There were some hilarious moments also with Appa.  He did not particularly care for movies (actually, the only movie I remember him seeing was David Copperfield). One day, my cousin, Indi and I decided to go for a movie. There was a long discussion about who would escord us back home from the theatre, when the movie ended at 9 pm.  Indi was around 8 or 9 and I was 14 or 15. We argued that we were capable of coming home on our own and my mother said that we were too young to come back home by ourselves so late in the evening. Suddenly, Appa volunteered to come to the theatre to escort us back. Indi and I were stunned into silence - Appa coming to the theatre was so out of character. Then he dropped the punch line - we had to get out of the theatre at 7.30! We wanted us to see onl half the movie. Luckily, the problem was solved for us.  The theatre introduced an afternoon show, so we could return home alone.

Appa was fond of music, especially Carnatic music.  He had a good collection of 78 RPM records. But the main source of music was the radio. Here Appa had some stron likes and dislikes, Madurai Mani Iyer being one of his dislikes, strange to say!

In APpa's household, everybody had a say in all matters.  It was a truly democratic setup.  Even the youngest child must be listened to, if what it says makes sense, was his view.

Appa did not believe in ritualistic religion.  But he did not impose his views on others.

Here are a few of the sayings Appa was fond of quoting:

"Sathyam bhruyath (tell the truth)

Priyam bhruyath (tell what is pleasing)

Na Bhruyath sathyam apriyam (do not say the truth which is not pleasing)

Priyam asathyam bhi na bhruyath "(do not indulge in insincere flattery).

"In words, wisdom, in deeds, courage, and in life, service".

Saturday, August 2, 2014

M.D. Narayana Iyer, Chapter 10

In this narrative, I have not written much about Appa's third child, Dharmu. This is not because he was in any way inferior to his siblings, but the special qualities of Appa, which this narrative is about, did not have much chance to play in Dharmu's life.  Dharmu stood first in the presidency for his B.Sc. as well as B.E. (hons.) from Guindy and cleared the All India competitive exam for engineers.  He married Janaki, daughter of C.V. Venkateswaran.  Dharmu retired as Chief Engineer of CPWD. Inshort, Dharmu lead a "regular" life, and Appa was proud of him.

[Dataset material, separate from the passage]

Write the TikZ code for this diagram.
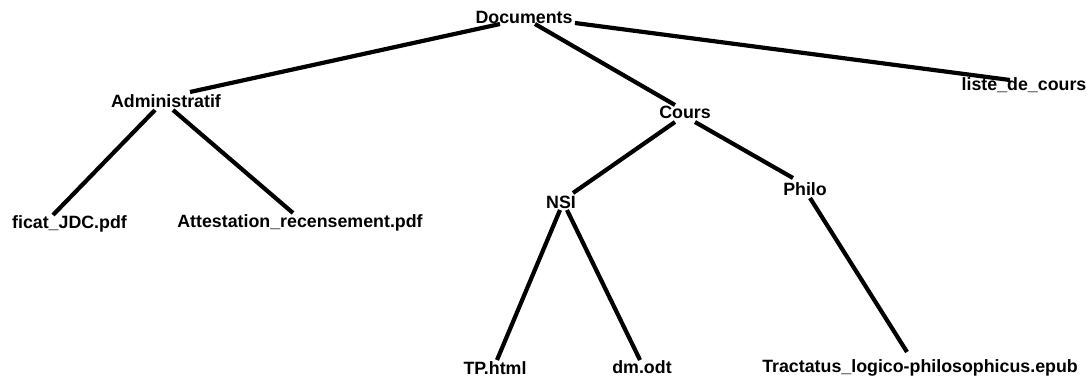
\documentclass[tikz,border=0pt]{standalone}
\usepackage{fontspec}
\setmainfont{Liberation Sans}
\begin{document}
\begin{tikzpicture}[x=1pt,y=-1pt,
  lbl/.style={anchor=base,inner sep=0pt,font=\bfseries\fontsize{17.8}{20}\selectfont},
  edge/.style={line width=4.2pt,black}]
\useasboundingbox (0,0) rectangle (1091,378);
\node[lbl] (doc) at (524,23) {Documents};
\node[lbl] (adm) at (166,107) {Administratif};
\node[lbl] (liste) at (1024,90) {liste\_de\_cours};
\node[lbl] (cours) at (685,118) {Cours};
\node[lbl] (ficat) at (69.5,228) {ficat\_JDC.pdf};
\node[lbl] (att) at (300,227) {Attestation\_recensement.pdf};
\node[lbl] (nsi) at (561,208) {NSI};
\node[lbl] (philo) at (805,195) {Philo};
\node[lbl] (tp) at (495,374) {TP.html};
\node[lbl] (dm) at (642,373) {dm.odt};
\node[lbl] (tract) at (920,372) {Tractatus\_logico-philosophicus.epub};
\draw[edge] ([shift={(-24,1)}]doc.base) -- ([shift={(24,-15)}]adm.base);
\draw[edge] ([shift={(11,1)}]doc.base) -- ([shift={(-10,-13)}]cours.base);
\draw[edge] ([shift={(51,0)}]doc.base) -- ([shift={(-14,-10)}]liste.base);
\draw[edge] ([shift={(-11,3)}]adm.base) -- ([shift={(-16.5,-13)}]ficat.base);
\draw[edge] ([shift={(7,3)}]adm.base) -- ([shift={(-7,-14)}]att.base);
\draw[edge] ([shift={(-10,4)}]cours.base) -- ([shift={(12,-15)}]nsi.base);
\draw[edge] ([shift={(10,4)}]cours.base) -- ([shift={(-12,-17)}]philo.base);
\draw[edge] ([shift={(-1,2)}]nsi.base) -- ([shift={(2,-14)}]tp.base);
\draw[edge] ([shift={(6,2)}]nsi.base) -- ([shift={(-2,-13)}]dm.base);
\draw[edge] ([shift={(5,3)}]philo.base) -- ([shift={(-13,-20)}]tract.base);
\end{tikzpicture}
\end{document}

Appa was very fond of Dharmu's three children, Brinda, Ramesh and Hema, Brinda being his favourite.

M.D. Narayana Iyer, Chapter 9

During his stay in England, Manikutty had met Parvathi Kumaramangalam, and in his own words, it was love at first sight. Parvathi was the daughter of Dr. P. Subbarayan, a very well-known public figure, and Radhabai Subbarayan, a social activist.  Parvathi also returned to India around the same time as Manikutty. They continued to see other and the mutual attraction, aided by common interests and political views. The relationship grew from strength to strength, until they finally arrived at the natural conclusion - marriage.

The Subbarayans were definitely not Palghat Brahmins. Manikutty wanted to marry Parvathi with his parents' blessings. With great trepidation, Manikutty told his father about his interest in Parvathi, and sought his approval for the union. However, there was absolutely no hesitation on his parents' part. Appa had only one reservation, which he conveyed to his son. "We are middle-class people, and they are zamindars.  She should not feel that she has married beneath her." A very relevant concern from a fond father.  Manikutty convinced his father that financial status did not come into the picture at all and that they were planning to live in a commune.

Even in today's time and world, parents frown upon an Iyer marrying an Iyengar, or a Trichy Brahmin marrying a Tanjore Brahmin, and even disown their children for marrying out of caste. What Appa, a person brought up in a small village in Kerala, did in the 1940's, is truly remarkable.

Parvathi was welcomed with open arms into the family. Caste was never an issue.  Every year, Appa used to spend a few enjoyable weeks with Manikutty and Parvathi. Their daughter, Indi, had a close relationship with her paternal grandparents.